[Source code of charts]
━━━━━━━━━━━━━━━━
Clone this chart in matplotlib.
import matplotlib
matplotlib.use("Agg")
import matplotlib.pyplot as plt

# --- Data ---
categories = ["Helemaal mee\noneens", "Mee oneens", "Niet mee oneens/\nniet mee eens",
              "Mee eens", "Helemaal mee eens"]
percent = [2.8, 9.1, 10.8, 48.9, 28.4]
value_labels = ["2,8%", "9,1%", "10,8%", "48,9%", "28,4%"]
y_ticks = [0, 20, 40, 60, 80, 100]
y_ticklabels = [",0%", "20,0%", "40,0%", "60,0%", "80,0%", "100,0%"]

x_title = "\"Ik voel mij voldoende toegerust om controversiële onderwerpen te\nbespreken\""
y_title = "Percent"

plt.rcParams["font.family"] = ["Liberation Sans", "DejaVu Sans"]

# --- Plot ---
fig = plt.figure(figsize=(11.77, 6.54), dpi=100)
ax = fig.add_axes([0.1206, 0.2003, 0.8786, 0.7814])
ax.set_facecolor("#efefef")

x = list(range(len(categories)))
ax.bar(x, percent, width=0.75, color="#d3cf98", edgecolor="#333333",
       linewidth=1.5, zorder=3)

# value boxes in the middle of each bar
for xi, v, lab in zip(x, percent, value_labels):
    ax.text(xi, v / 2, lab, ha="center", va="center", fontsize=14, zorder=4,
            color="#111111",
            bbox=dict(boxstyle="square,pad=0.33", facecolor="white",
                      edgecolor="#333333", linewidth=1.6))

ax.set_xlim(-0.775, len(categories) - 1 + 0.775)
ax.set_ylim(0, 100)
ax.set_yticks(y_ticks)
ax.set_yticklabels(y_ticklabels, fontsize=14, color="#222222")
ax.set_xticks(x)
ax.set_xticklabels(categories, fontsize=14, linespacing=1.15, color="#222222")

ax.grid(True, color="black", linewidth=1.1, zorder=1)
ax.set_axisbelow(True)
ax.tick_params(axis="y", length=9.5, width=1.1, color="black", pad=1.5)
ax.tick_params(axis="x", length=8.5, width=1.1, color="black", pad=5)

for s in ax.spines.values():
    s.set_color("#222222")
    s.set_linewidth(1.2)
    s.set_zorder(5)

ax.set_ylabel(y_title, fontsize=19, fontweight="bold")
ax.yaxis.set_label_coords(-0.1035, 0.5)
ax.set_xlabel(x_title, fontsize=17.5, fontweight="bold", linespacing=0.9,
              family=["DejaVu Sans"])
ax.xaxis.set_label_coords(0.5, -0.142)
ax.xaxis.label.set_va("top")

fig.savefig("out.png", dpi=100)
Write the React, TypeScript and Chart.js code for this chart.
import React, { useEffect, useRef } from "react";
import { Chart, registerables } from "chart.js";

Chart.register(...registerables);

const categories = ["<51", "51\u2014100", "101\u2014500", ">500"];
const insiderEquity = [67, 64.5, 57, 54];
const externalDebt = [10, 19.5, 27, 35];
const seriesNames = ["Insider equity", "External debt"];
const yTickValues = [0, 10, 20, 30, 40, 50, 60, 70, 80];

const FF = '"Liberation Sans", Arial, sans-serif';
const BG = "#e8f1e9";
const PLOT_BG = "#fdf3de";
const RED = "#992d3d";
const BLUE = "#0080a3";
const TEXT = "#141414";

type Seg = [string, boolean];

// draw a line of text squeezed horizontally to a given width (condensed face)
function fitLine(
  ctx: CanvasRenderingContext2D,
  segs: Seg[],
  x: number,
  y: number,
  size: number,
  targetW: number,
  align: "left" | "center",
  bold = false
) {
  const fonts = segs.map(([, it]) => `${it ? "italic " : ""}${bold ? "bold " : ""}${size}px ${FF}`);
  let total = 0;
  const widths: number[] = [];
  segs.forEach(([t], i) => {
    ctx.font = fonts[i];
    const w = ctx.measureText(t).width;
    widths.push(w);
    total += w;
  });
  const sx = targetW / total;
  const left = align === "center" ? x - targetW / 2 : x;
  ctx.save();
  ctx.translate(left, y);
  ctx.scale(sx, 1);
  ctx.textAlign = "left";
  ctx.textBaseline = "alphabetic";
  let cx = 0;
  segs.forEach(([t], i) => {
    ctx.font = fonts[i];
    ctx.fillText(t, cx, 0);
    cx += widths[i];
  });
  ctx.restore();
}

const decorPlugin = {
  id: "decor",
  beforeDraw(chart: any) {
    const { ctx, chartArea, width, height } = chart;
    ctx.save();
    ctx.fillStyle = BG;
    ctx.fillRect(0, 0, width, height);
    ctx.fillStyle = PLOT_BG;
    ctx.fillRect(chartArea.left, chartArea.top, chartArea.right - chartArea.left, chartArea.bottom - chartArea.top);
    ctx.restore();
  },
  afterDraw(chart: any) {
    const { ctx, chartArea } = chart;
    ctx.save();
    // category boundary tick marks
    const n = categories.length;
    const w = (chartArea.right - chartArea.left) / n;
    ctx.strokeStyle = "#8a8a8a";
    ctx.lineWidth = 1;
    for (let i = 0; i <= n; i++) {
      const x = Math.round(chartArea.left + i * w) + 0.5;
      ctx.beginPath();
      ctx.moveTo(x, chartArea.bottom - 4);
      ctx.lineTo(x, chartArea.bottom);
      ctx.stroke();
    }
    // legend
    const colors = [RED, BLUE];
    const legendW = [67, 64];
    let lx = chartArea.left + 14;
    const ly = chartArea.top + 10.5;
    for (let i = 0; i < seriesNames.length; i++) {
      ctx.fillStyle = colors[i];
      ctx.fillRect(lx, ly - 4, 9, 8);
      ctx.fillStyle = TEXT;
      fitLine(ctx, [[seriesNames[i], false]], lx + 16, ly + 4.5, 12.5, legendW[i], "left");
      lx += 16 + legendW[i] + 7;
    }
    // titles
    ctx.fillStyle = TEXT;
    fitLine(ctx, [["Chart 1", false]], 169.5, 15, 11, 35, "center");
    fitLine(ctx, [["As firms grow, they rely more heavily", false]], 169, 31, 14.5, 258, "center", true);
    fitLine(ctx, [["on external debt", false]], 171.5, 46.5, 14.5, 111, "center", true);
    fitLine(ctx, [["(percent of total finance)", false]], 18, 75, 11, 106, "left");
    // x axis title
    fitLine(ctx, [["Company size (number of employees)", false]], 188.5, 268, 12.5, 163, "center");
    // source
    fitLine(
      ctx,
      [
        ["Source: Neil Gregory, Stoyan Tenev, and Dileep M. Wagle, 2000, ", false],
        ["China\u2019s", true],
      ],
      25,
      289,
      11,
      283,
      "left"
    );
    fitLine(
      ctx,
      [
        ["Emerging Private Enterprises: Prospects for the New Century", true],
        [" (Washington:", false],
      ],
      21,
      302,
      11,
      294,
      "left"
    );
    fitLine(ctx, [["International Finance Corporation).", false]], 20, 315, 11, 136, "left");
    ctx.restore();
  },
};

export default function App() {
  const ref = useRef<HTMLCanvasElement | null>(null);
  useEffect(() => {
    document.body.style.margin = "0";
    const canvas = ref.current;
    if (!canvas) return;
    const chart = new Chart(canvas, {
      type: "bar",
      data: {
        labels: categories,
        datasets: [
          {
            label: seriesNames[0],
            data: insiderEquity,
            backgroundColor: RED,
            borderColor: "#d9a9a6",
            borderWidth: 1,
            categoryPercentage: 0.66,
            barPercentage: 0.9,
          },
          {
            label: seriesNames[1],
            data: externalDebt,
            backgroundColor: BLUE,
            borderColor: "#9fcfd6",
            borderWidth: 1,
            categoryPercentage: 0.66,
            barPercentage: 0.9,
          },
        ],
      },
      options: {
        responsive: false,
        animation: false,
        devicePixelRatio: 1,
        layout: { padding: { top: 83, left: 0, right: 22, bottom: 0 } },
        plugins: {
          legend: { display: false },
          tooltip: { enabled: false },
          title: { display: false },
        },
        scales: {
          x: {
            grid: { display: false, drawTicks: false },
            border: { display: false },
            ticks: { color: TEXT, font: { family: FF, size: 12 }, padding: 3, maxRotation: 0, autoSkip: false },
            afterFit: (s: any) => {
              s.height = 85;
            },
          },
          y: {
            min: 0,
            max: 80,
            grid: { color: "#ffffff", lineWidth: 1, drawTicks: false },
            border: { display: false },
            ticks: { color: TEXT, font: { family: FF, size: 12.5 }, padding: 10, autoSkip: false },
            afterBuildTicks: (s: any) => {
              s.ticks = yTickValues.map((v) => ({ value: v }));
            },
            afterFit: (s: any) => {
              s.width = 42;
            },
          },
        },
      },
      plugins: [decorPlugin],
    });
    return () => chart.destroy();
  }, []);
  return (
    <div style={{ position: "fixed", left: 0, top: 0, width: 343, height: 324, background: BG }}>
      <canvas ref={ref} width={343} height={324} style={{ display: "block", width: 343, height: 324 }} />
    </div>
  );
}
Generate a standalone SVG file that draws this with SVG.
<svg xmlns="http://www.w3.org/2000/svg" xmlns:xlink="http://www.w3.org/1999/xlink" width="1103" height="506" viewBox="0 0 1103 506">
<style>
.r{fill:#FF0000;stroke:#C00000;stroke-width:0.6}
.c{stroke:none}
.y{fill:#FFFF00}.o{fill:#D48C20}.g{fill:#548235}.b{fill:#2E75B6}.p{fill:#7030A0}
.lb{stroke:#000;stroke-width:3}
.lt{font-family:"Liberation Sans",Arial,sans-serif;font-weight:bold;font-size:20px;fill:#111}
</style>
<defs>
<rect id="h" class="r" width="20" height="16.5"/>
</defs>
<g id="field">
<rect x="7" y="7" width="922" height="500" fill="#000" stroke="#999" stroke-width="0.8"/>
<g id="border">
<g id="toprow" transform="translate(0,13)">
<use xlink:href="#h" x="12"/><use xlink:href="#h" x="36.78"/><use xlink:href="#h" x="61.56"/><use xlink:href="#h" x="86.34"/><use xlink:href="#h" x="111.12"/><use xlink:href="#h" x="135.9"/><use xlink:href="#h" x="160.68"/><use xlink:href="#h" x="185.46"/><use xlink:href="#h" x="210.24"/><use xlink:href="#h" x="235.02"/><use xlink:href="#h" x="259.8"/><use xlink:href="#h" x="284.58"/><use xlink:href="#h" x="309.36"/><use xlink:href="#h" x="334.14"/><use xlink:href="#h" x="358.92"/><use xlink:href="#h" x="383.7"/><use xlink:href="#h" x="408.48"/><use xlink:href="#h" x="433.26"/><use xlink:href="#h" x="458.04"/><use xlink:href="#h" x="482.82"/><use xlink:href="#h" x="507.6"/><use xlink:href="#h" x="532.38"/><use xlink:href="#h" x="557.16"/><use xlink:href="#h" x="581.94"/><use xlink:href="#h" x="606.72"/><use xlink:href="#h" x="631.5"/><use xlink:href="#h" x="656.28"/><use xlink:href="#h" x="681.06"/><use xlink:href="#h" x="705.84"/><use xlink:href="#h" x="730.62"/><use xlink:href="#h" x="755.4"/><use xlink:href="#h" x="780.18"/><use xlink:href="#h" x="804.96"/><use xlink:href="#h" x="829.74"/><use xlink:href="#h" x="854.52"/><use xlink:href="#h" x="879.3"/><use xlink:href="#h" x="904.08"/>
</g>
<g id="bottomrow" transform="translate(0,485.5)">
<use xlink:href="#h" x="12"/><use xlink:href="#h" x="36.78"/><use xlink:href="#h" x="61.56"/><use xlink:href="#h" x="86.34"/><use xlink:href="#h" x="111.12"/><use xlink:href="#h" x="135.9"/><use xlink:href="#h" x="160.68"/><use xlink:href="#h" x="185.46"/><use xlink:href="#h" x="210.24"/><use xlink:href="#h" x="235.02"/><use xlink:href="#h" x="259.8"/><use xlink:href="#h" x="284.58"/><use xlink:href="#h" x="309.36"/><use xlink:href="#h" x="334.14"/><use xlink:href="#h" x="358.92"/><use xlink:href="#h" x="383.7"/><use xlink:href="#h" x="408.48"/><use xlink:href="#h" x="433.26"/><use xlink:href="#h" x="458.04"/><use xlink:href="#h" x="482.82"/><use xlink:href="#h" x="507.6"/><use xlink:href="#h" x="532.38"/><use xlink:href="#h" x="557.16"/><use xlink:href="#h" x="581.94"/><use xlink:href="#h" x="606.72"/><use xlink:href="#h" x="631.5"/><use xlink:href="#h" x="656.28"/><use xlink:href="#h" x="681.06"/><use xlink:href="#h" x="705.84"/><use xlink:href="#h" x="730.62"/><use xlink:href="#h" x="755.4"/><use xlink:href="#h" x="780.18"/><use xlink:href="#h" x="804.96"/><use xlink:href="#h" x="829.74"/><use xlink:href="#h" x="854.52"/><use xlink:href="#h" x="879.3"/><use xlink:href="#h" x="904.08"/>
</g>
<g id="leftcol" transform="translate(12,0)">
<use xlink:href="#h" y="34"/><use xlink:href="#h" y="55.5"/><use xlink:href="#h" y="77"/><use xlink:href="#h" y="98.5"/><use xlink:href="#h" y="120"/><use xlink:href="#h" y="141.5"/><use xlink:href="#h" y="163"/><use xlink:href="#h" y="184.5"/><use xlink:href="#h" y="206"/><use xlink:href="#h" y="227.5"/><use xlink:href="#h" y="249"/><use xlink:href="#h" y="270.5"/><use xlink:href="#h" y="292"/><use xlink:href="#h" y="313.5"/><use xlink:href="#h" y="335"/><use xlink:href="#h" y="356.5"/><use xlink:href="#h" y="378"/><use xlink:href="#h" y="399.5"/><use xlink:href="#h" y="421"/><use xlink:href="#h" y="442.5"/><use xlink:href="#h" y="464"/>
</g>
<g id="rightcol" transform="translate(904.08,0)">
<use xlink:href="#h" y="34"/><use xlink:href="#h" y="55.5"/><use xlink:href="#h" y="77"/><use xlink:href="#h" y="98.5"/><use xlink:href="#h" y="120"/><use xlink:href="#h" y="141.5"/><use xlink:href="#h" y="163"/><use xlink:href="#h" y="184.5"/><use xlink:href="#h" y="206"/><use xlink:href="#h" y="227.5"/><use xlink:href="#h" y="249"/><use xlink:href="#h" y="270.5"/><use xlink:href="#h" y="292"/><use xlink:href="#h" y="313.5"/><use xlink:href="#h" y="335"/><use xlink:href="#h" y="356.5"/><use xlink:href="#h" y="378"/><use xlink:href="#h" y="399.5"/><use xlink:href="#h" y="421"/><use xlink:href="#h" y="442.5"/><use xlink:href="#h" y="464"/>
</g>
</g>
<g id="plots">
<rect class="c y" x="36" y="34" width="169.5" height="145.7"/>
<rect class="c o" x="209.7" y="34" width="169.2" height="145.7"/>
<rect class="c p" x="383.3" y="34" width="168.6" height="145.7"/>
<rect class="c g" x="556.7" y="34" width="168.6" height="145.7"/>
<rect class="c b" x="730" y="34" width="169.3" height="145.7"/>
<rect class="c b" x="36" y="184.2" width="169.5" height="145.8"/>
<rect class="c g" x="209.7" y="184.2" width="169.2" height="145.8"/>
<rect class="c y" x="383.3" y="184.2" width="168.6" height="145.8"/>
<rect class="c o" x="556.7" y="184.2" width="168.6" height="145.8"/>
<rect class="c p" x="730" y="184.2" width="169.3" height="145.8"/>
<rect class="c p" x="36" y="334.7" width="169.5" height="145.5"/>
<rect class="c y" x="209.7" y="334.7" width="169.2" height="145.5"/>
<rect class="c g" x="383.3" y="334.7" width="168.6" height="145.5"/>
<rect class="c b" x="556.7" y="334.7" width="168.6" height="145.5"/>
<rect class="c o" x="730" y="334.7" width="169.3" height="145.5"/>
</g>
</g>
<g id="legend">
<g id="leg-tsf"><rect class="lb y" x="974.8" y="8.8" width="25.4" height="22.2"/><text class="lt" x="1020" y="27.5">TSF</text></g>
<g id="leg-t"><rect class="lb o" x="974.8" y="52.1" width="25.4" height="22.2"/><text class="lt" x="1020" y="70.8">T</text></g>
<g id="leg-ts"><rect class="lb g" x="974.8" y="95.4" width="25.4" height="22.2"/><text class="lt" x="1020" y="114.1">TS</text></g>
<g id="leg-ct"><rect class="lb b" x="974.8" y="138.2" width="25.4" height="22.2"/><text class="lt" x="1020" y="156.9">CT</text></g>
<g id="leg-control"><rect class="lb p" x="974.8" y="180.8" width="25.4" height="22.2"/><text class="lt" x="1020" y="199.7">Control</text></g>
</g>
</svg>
━━━━━━━━━━━━━━━━
Required task: Print exactly the run of lines that starts at the line with "Write the React, TypeScript" and ends at the line with "Chart.register(...registerables);". Leave out every other line.

Exercise result:
Write the React, TypeScript and Chart.js code for this chart.
import React, { useEffect, useRef } from "react";
import { Chart, registerables } from "chart.js";

Chart.register(...registerables);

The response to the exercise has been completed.